Thursday, February 02, 2006

Minimum Wages = Minimum Opportunities

Recently there has been talk about raising the minimum wage in Kentucky.
Basic economic theory and empirical evidence tells us that increases in the minimum wage leads to increased unemployment (via decreased hours,decreased hiring,consolidation of duties) especially among the low skilled. It also increases the potential of discrimination.

By cutting off the potential for low skilled workers to develop human capital ( ability to follow directions, be on time, communicate with others etc.) these policies condemn many to a life of poverty. In addition they give larger corporations like Wal-Mart a competitive advantage over small proprietors.

The assumption that a third party could arbitrarily determine the value of one's labor is not only arrogant but logically confusing. It makes an assumption of a 'just price' for labor.

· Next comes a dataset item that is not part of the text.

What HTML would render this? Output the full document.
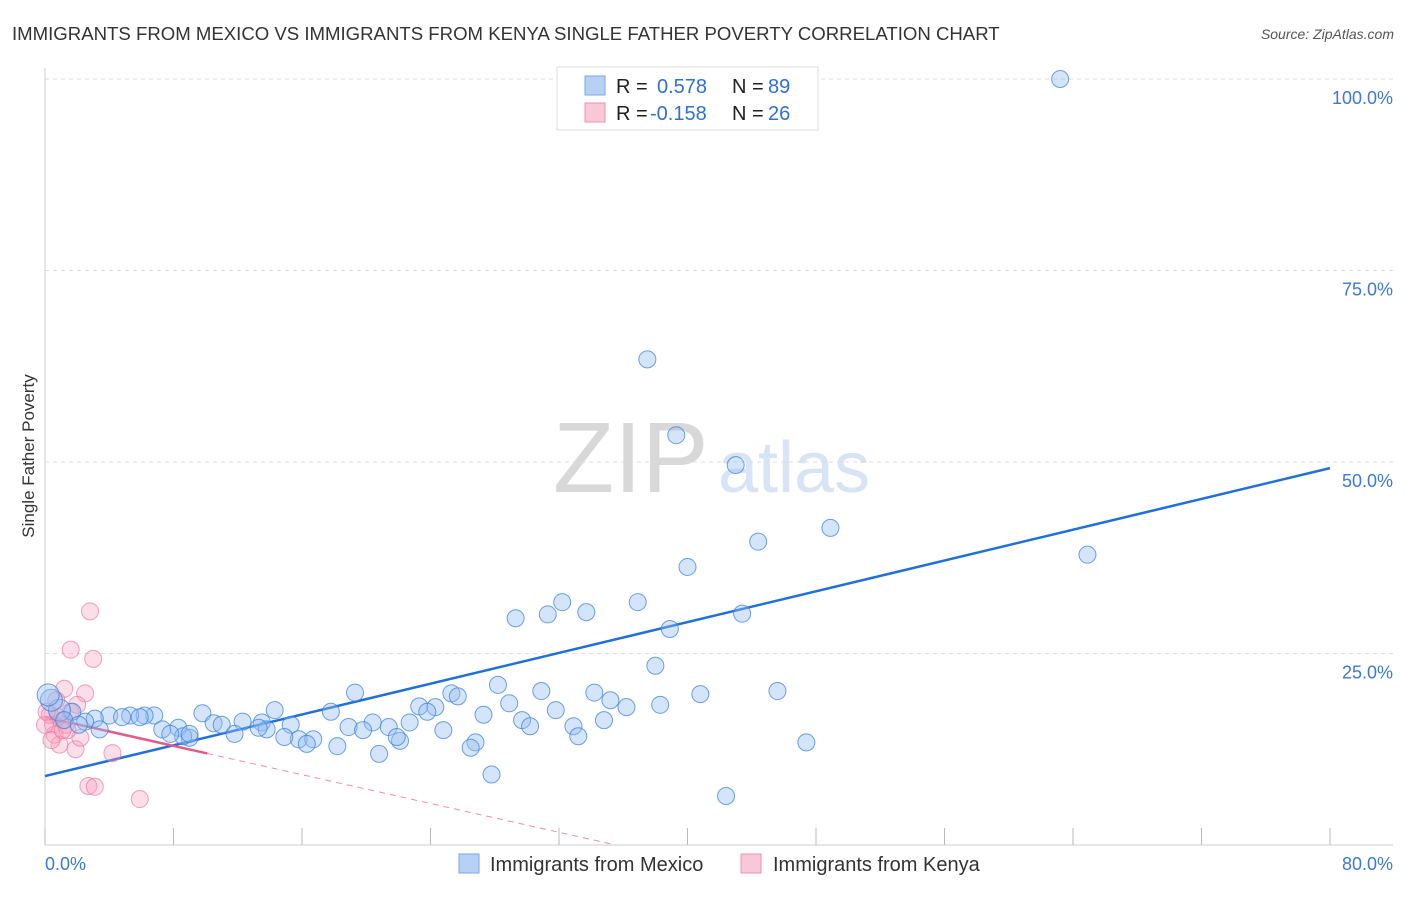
<!DOCTYPE html>
<html><head><meta charset="utf-8"><style>
body{margin:0;background:#fff;font-family:"Liberation Sans",sans-serif;}
svg text{font-family:"Liberation Sans",sans-serif;}
</style></head><body>
<svg id="chart" width="1406" height="892" xmlns="http://www.w3.org/2000/svg">
<text x="12" y="40" font-size="18.6" fill="#333">IMMIGRANTS FROM MEXICO VS IMMIGRANTS FROM KENYA SINGLE FATHER POVERTY CORRELATION CHART</text>
<text x="1394" y="39" font-size="14" fill="#555" text-anchor="end" font-style="italic">Source: ZipAtlas.com</text>
<text transform="translate(34,456) rotate(-90)" font-size="17" fill="#333" text-anchor="middle">Single Father Poverty</text>
<g>
<text x="553" y="492" font-size="100" fill="#d8d8d8" font-family="Liberation Serif, serif">ZIP</text>
<text x="718" y="492" font-size="72" fill="#d6e4f6">atlas</text>
</g>
<g id="grid"></g>
<g id="trend"></g>
<g id="pts"></g>
<g>
<rect x="557" y="67" width="261" height="63" fill="#fff" stroke="#ddd"/>
<rect x="585" y="76" width="20" height="19" fill="#b7d1f5" stroke="#7aa7e8"/>
<rect x="585" y="103" width="20" height="19" fill="#f9c8d7" stroke="#ec92b0"/>
<text x="616" y="93" font-size="20" fill="#222">R =</text><text x="657" y="93" font-size="20" fill="#2f6fd6">0.578</text>
<text x="732" y="93" font-size="20" fill="#222">N =</text><text x="768" y="93" font-size="20" fill="#2f6fd6">89</text>
<text x="616" y="120" font-size="20" fill="#222">R =</text><text x="650" y="120" font-size="20" fill="#2f6fd6">-0.158</text>
<text x="732" y="120" font-size="20" fill="#222">N =</text><text x="768" y="120" font-size="20" fill="#2f6fd6">26</text>
</g>
<g>
<rect x="459" y="854" width="20" height="19" fill="#b7d1f5" stroke="#7aa7e8"/>
<text x="490" y="871" font-size="20" fill="#333">Immigrants from Mexico</text>
<rect x="741" y="854" width="20" height="19" fill="#f9c8d7" stroke="#ec92b0"/>
<text x="773" y="871" font-size="20" fill="#333">Immigrants from Kenya</text>
</g>
<text x="45" y="870" font-size="18" fill="#3b78d8">0.0%</text>
<text x="1393" y="870" font-size="18" fill="#3b78d8" text-anchor="end">80.0%</text>
</svg>
<script>
const yTicks=[25,50,75,100];
const yTickLabels=["25.0%","50.0%","75.0%","100.0%"];
const xTicks=[0,8,16,24,32,40,48,56,64,72,80];
const mexicoX=[63.2,37.5,39.3,43.0,48.9,44.4,64.9,40.0,33.7,36.9,43.4,38.9,32.2,29.3,31.3,38.0,28.2,30.9,34.2,35.2,40.8,38.3,45.6,19.3,25.3,25.7,28.9,23.3,24.3,14.3,17.8,31.8,36.2,27.3,9.8,23.8,29.7,30.2,34.8,32.9,22.7,20.4,18.9,21.4,24.8,15.3,13.5,6.8,12.3,10.5,11.0,8.3,11.8,19.8,15.8,16.7,14.9,13.8,33.2,26.8,26.5,22.1,21.9,18.2,20.8,47.4,27.8,42.4,7.3,6.2,5.3,4.0,3.1,3.4,1.7,2.5,0.9,0.4,0.2,9.0,8.6,7.8,4.8,9.0,16.3,13.3,5.9,1.2,2.1];
const mexicoY=[100,63.4,53.5,49.6,41.4,39.6,37.9,36.3,30.4,31.7,30.2,28.2,31.7,29.6,30.1,23.4,20.9,20.1,19.9,18.9,19.7,18.3,20.1,19.9,19.8,19.4,18.5,18.1,18.0,17.6,17.4,17.6,18.0,17.0,17.2,17.4,16.3,15.5,16.3,15.5,16.0,16.0,15.4,15.4,15.0,15.7,16.0,16.9,16.1,15.9,15.7,15.3,14.5,15.0,13.8,13.8,14.1,15.1,14.2,13.4,12.7,13.6,14.1,12.9,11.9,13.4,9.2,6.4,15.1,16.9,16.9,16.9,16.5,15.1,17.4,16.1,17.6,18.9,19.6,14.0,14.2,14.5,16.7,14.5,13.2,15.3,16.7,16.3,15.7];
const kenyaX=[2.8,1.6,3.0,1.2,2.5,2.0,0.8,0.5,1.1,0.6,0.9,1.9,2.2,1.4,0.3,0.7,4.2,2.7,3.1,5.9,0.4,1.6,1.3,0,0.1,1.1];
const kenyaY=[30.5,25.5,24.3,20.4,19.8,18.3,16.7,15.7,16.3,14.4,13.1,12.5,14.0,15.0,17.0,18.9,12.0,7.7,7.6,6.0,13.7,17.4,15.7,15.7,17.4,15.0];
const mexicoTrend=[9.0,49.2];
const kenyaTrend=[16.7,-0.47];
const X0=45,X1=1330,Y0=845,Y100=79;
const sx=v=>X0+(v/80)*(X1-X0);
const sy=v=>Y0-(v/100)*(Y0-Y100);
const NS="http://www.w3.org/2000/svg";
function mk(t,a,p){const e=document.createElementNS(NS,t);for(const k in a)e.setAttribute(k,a[k]);p.appendChild(e);return e;}
const grid=document.getElementById('grid');
const ax=mk('line',{x1:X0,y1:68,x2:X0,y2:Y0,stroke:'#ccc','stroke-width':1},grid);


const xl=mk('line',{x1:X0,y1:Y0,x2:1393,y2:Y0,stroke:'#ccc','stroke-width':1},grid);


yTicks.forEach((v,i)=>{
 const g=mk('line',{x1:X0,y1:sy(v),x2:1393,y2:sy(v),stroke:'#ddd','stroke-dasharray':'4,4'},grid);
 
 
 const t=mk('text',{x:1393,y:sy(v)+25,'font-size':18,fill:'#3b78d8','text-anchor':'end'},grid);
 t.textContent=yTickLabels[i];
 
 
});
xTicks.forEach(v=>{
 const l=mk('line',{x1:sx(v),y1:828,x2:sx(v),y2:Y0,stroke:'#bbb'},grid);
 
 
});
const pts=document.getElementById('pts');
kenyaX.forEach((v,i)=>{
 const c=mk('circle',{cx:sx(v),cy:sy(kenyaY[i]),r:8.5,fill:'rgba(245,160,190,0.35)',stroke:'rgba(236,120,160,0.7)'},pts);
 
 
});
mexicoX.forEach((v,i)=>{
 const c=mk('circle',{cx:sx(v),cy:sy(mexicoY[i]),r:(i>=76&&i<=78)?11:8.5,fill:'rgba(150,190,240,0.4)',stroke:'rgba(60,130,220,0.75)'},pts);
 
 
});
const tr=document.getElementById('trend');
const bt=mk('line',{x1:sx(0),y1:sy(mexicoTrend[0]),x2:sx(80),y2:sy(mexicoTrend[1]),stroke:'#1f6fdc','stroke-width':2.5},tr);


const kf=x=>kenyaTrend[0]+kenyaTrend[1]*x;
const xe=-kenyaTrend[0]/kenyaTrend[1];
const kd=mk('line',{x1:sx(10.1),y1:sy(kf(10.1)),x2:sx(xe),y2:sy(0),stroke:'#f08cab','stroke-width':1,'stroke-dasharray':'6,5'},tr);


const ks=mk('line',{x1:sx(0),y1:sy(kf(0)),x2:sx(10.1),y2:sy(kf(10.1)),stroke:'#e8598a','stroke-width':2.5},tr);


</script>
</body></html>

In the case of goods, when you pay $15 for a CD you do so because you value the satisfaction that it brings to be worth $15 or more . When the retailer offers to sell you the CD for $15 he believes that the CD is worth at most $15, but probably much less. When two people have completely different valuations for a good, there cannot be ‘one’ price that is just. Increase the exchange to include millions of others, and the problem becomes much more complicated. It therefore seems an impossible feat for a third party to be able to calculate a price that even closely approximates a ‘just price.’

This same logic also applies to the price of labor.